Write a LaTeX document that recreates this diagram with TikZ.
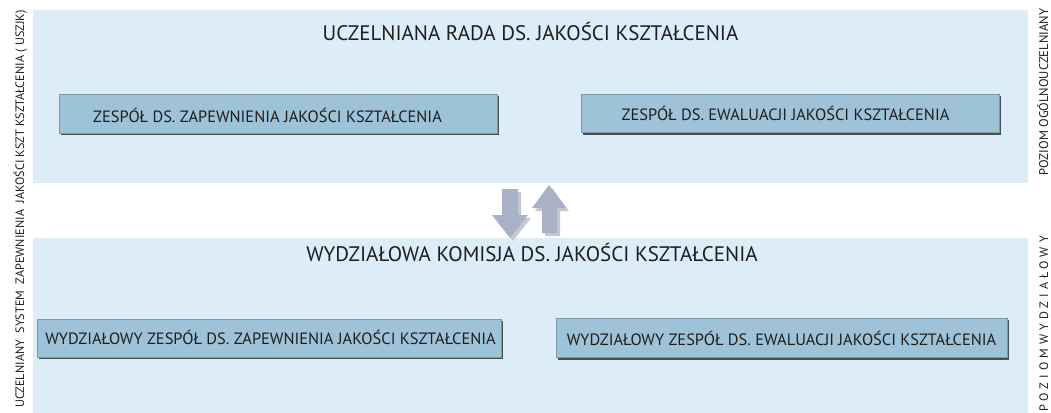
\documentclass[tikz,border=0pt]{standalone}
\usepackage{fontspec}
\setmainfont{PT Sans}
\definecolor{panelblue}{HTML}{DCEDF8}
\definecolor{boxblue}{HTML}{9EC3D8}
\definecolor{boxedge}{HTML}{7F98A8}
\definecolor{shadowc}{HTML}{4A4F55}
\definecolor{arrowc}{HTML}{A9B1C6}
\definecolor{arrowsh}{HTML}{C4C8D1}
\definecolor{txt}{HTML}{1E1E1E}
\tikzset{
  panel/.style={fill=panelblue, draw=none},
  boxshadow/.style={fill=shadowc, draw=none},
  unitbox/.style={fill=boxblue, draw=boxedge, line width=0.5pt, rectangle, inner sep=0pt},
  titletxt/.style={font=\fontsize{21}{25}\selectfont, text=txt, anchor=base, inner sep=0pt},
  boxtxt/.style={font=\fontsize{16.4}{19}\selectfont, text=txt, anchor=base, inner sep=0pt},
  sidetxt/.style={font=\fontsize{12.6}{15}\selectfont, text=txt, inner sep=0pt, rotate=90},
  arr/.style={fill=arrowc, draw=none},
  arrsh/.style={fill=arrowsh, draw=none}
}
\begin{document}
\begin{tikzpicture}[x=1pt, y=-1pt]
\useasboundingbox (0,0) rectangle (1051,412);
% panels
\fill[panel] (33,10) rectangle (1028,183);
\fill[panel] (33,238) rectangle (1028,420);
% titles
\node[titletxt] (t1) at (530.5,41) {UCZELNIANA RADA DS. JAKOŚCI KSZTAŁCENIA};
\node[titletxt] (t2) at (532,261) {WYDZIAŁOWA KOMISJA DS. JAKOŚCI KSZTAŁCENIA};
% boxes with shadow
\fill[boxshadow] (61,96) rectangle (499,135);
\node[unitbox, minimum width=438pt, minimum height=39pt] (b1) at (278,113.5) {};
\fill[boxshadow] (583,96) rectangle (1001,135);
\node[unitbox, minimum width=418pt, minimum height=38pt] (b2) at (790,113.5) {};
\fill[boxshadow] (39,321) rectangle (503,359);
\node[unitbox, minimum width=464pt, minimum height=38pt] (b3) at (269,338) {};
\fill[boxshadow] (558,320) rectangle (1009,360);
\node[unitbox, minimum width=451pt, minimum height=39pt] (b4) at (781.5,338) {};
% box texts
\node[boxtxt] (b1t) at (267.5,122.5) {ZESPÓŁ DS. ZAPEWNIENIA JAKOŚCI KSZTAŁCENIA};
\node[boxtxt] (b2t) at (785.5,120.5) {ZESPÓŁ DS. EWALUACJI JAKOŚCI KSZTAŁCENIA};
\node[boxtxt] (b3t) at (270.5,344.5) {WYDZIAŁOWY ZESPÓŁ DS. ZAPEWNIENIA JAKOŚCI KSZTAŁCENIA};
\node[boxtxt] (b4t) at (781.5,345) {WYDZIAŁOWY ZESPÓŁ DS. EWALUACJI JAKOŚCI KSZTAŁCENIA};
% arrows (shadows first)
\fill[arrsh] (505,192) -- (521,192) -- (521,218) -- (531,218) -- (513,241) -- (495,218) -- (505,218) -- cycle;
\fill[arr] (502,189) -- (518,189) -- (518,215) -- (528,215) -- (510,238) -- (492,215) -- (502,215) -- cycle;
\fill[arrsh] (545,236) -- (560,236) -- (560,211) -- (569,211) -- (552,188) -- (535,211) -- (545,211) -- cycle;
\fill[arr] (542,233) -- (557,233) -- (557,208) -- (566,208) -- (549,185) -- (532,208) -- (542,208) -- cycle;
% side texts
\node[sidetxt, anchor=south east, font=\fontsize{12.2}{15}\selectfont] (s1) at (27,10) {UCZELNIANY\ \ SYSTEM\ \ ZAPEWNIENIA\ \ JAKOŚCI KSZT KSZTAŁCENIA\ ( USZJK)};
\node[sidetxt, anchor=south] (s2) at (1048.5,92) {POZIOM OGÓLNOUCZELNIANY};
\node[sidetxt, anchor=south, font=\fontsize{12.2}{15}\selectfont\addfontfeature{LetterSpace=33}] (s3) at (1048.5,324) {POZIOMWYDZIAŁOWY};
\end{tikzpicture}
\end{document}
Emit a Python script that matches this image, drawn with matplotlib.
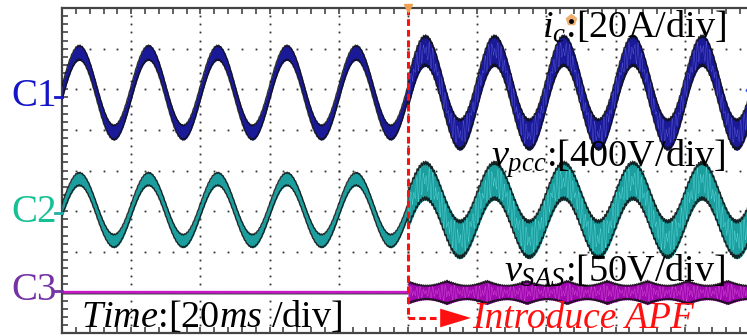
"""
Oscilloscope capture: compensating current, PCC voltage and SAS voltage
before and after the APF is switched in.  Output: out.png (747x336)
"""
import numpy as np
import matplotlib; matplotlib.use("Agg")
import matplotlib.pyplot as plt

plt.rcParams.update({
    "font.family":      "Liberation Serif",
    "mathtext.fontset": "custom",
    "mathtext.rm":      "Liberation Serif",
    "mathtext.it":      "Liberation Serif:italic",
})

# ── Readings off the screen (time in ms, amplitude in divisions)
N_XDIV, N_YDIV = 10, 8
MS_PER_DIV = 20.0
T_APF      = 100.0          # APF introduced at screen centre
F_LINE     = 50.0           # Hz, one period per division
CH_NAMES   = ["C1", "C2", "C3"]
CH_OFFSET  = [1.92, -0.97, -3.0]
AMP_BEFORE = [0.98, 0.76, 0.00]
AMP_AFTER  = [1.03, 0.72, 0.00]
HB_BEFORE  = [0.19, 0.17, 0.025]   # half width of ripple band
HB_AFTER   = [0.39, 0.48, 0.30]
SAS_ENV_PERIOD = 11.6              # ms, beating of v_SAS ripple
SAS_ENV_DEPTH  = 0.40
RIPPLE_PERIOD  = 0.9               # ms, switching ripple

SCALE_VAR = [r"$i_c$", r"$v_{pcc}$", r"$v_{SAS}$"]
SCALE_DIV = [":[20A/div]", ":[400V/div]", ":[50V/div]"]

FILL   = ["#1a1a98", "#1c9e9e", "#a008b0"]
STRIPE = ["#6a6ae8", "#6ae8e8", "#e060e0"]
LABEL  = ["#1414c8", "#14c094", "#7432a4"]
MARK   = ["#1414c8", "#1fb0a8", "#7432a4"]

W, H = 747, 336
fig = plt.figure(figsize=(W/100, H/100), dpi=100)
# screen area: left 62 px, top 8 px, 69.2 px/div wide, 40.6 px/div high
ax = fig.add_axes([62/W, 3/H, 692/W, 325/H])
ax.set_xlim(0, N_XDIV*MS_PER_DIV)
ax.set_ylim(-N_YDIV/2, N_YDIV/2)

# ── Graticule: dotted division lines and border ticks
xs_fine = np.arange(0, 200.01, 4)
ys_fine = np.arange(-4, 4.01, 0.2)
for xv in np.arange(20, 200, 20):
    ax.plot(np.full_like(ys_fine, xv), ys_fine, ls="none", marker="s",
            ms=1.3, mew=0, color="#333333", zorder=1)
for yv in np.arange(-3, 4, 1):
    ax.plot(xs_fine, np.full_like(xs_fine, yv), ls="none", marker="s",
            ms=1.3, mew=0, color="#333333", zorder=1)
ax.set_xticks(xs_fine)
ax.set_yticks(ys_fine)
ax.tick_params(direction="in", length=4, width=1.2, color="#444444",
               top=True, right=False, labelbottom=False, labelleft=False)
for s in ax.spines.values():
    s.set_color("#444444"); s.set_linewidth(1.6)
ax.spines["right"].set_visible(False)

# ── Waveforms
t = np.linspace(0, 200, 24001)
after = t >= T_APF
phase = np.sin(2*np.pi*F_LINE*t/1000.0)
tri = 2*np.abs(2*((t/RIPPLE_PERIOD) % 1.0) - 1) - 1
tri2 = 2*np.abs(2*((t/(RIPPLE_PERIOD*1.37)) % 1.0) - 1) - 1

for i, name in enumerate(CH_NAMES):
    amp = np.where(after, AMP_AFTER[i], AMP_BEFORE[i])
    hb = np.where(after, HB_AFTER[i], HB_BEFORE[i])
    if name == "C3":
        env = 1 - SAS_ENV_DEPTH*np.abs(np.cos(np.pi*(t - 1.0)/SAS_ENV_PERIOD))
        hb = np.where(after, HB_AFTER[i]*env, HB_BEFORE[i])
    base = CH_OFFSET[i] + amp*phase
    if name == "C3":
        pre = ~after
        ax.plot(t[pre], base[pre], color="#c818c8", lw=2.2, zorder=3)
        ax.plot(t[pre], base[pre] - 0.04, color="#222222", lw=0.6, zorder=3)
        m = after
    else:
        m = np.ones_like(t, dtype=bool)
    ax.fill_between(t[m], base[m] - hb[m], base[m] + hb[m], color=FILL[i],
                    lw=0, zorder=3)
    rip = base + hb*(0.55*tri + 0.45*tri2)
    ax.plot(t[m & after], rip[m & after], color=STRIPE[i], lw=0.35,
            alpha=0.7, zorder=4)
    edge = 0.18*hb*tri2
    ax.plot(t[m], base[m] + hb[m] - np.abs(edge[m]), color="#101010",
            lw=1.0, alpha=0.85, zorder=5)
    ax.plot(t[m], base[m] - hb[m] + np.abs(edge[m]), color="#101010",
            lw=1.0, alpha=0.85, zorder=5)

# ── APF switching marker
y_arrow = -3.63
ax.plot([T_APF, T_APF], [4, y_arrow], color="#ff1010", lw=2.2,
        ls=(0, (2.2, 1.3)), zorder=6, clip_on=False)
ax.plot([T_APF, 109.3], [y_arrow, y_arrow], color="#ff1010", lw=2.2,
        ls=(0, (2.2, 1.3)), zorder=6)
ax.fill([109.3, 109.3, 118.2], [y_arrow + 0.23, y_arrow - 0.23, y_arrow],
        color="#ff1010", lw=0, zorder=6)
ax.plot([T_APF], [4], marker="v", ms=6, color="#f0a050", mec="#f0a050",
        clip_on=False, zorder=7)
ax.plot([198.5], [CH_OFFSET[0] + 0.05], marker="D", ms=3.5, color="#3050ff",
        clip_on=False, zorder=7)

# ── Overlay in pixel coordinates for labels
ov = fig.add_axes([0, 0, 1, 1], facecolor="none")
ov.set_xlim(0, W); ov.set_ylim(H, 0); ov.axis("off")

label_y = [97, 213, 291]
for i, name in enumerate(CH_NAMES):
    ov.text(11, label_y[i], name, color=LABEL[i], fontsize=28,
            ha="left", va="center")
    ov.plot([55, 62], [label_y[i], label_y[i]], color=MARK[i], lw=2)

scale_base = [38, 167, 282]
for i in range(3):
    ov.text(726, scale_base[i], SCALE_VAR[i] + SCALE_DIV[i], fontsize=27.5,
            ha="right", va="baseline", color="black", zorder=8)
ov.plot([571], [20], marker="p", ms=8, color="#f0b070", zorder=9)
ov.plot([571], [21], marker="o", ms=2.5, color="black", zorder=10)

ov.text(81, 327, r"$Time$:[20$ms$ /div]", fontsize=27.5, ha="left",
        va="baseline", color="black")
ov.text(472, 328, "Introduce APF", fontsize=27, style="italic",
        ha="left", va="baseline", color="#ff1010")

fig.savefig("out.png", dpi=100)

# WRITTEN TASK
Copy out each line of the data where the string "that" appears.

# ANSWER TO THE EXERCISE
Write a LaTeX document that recreates this diagram with TikZ.
Emit a Python script that matches this image, drawn with matplotlib.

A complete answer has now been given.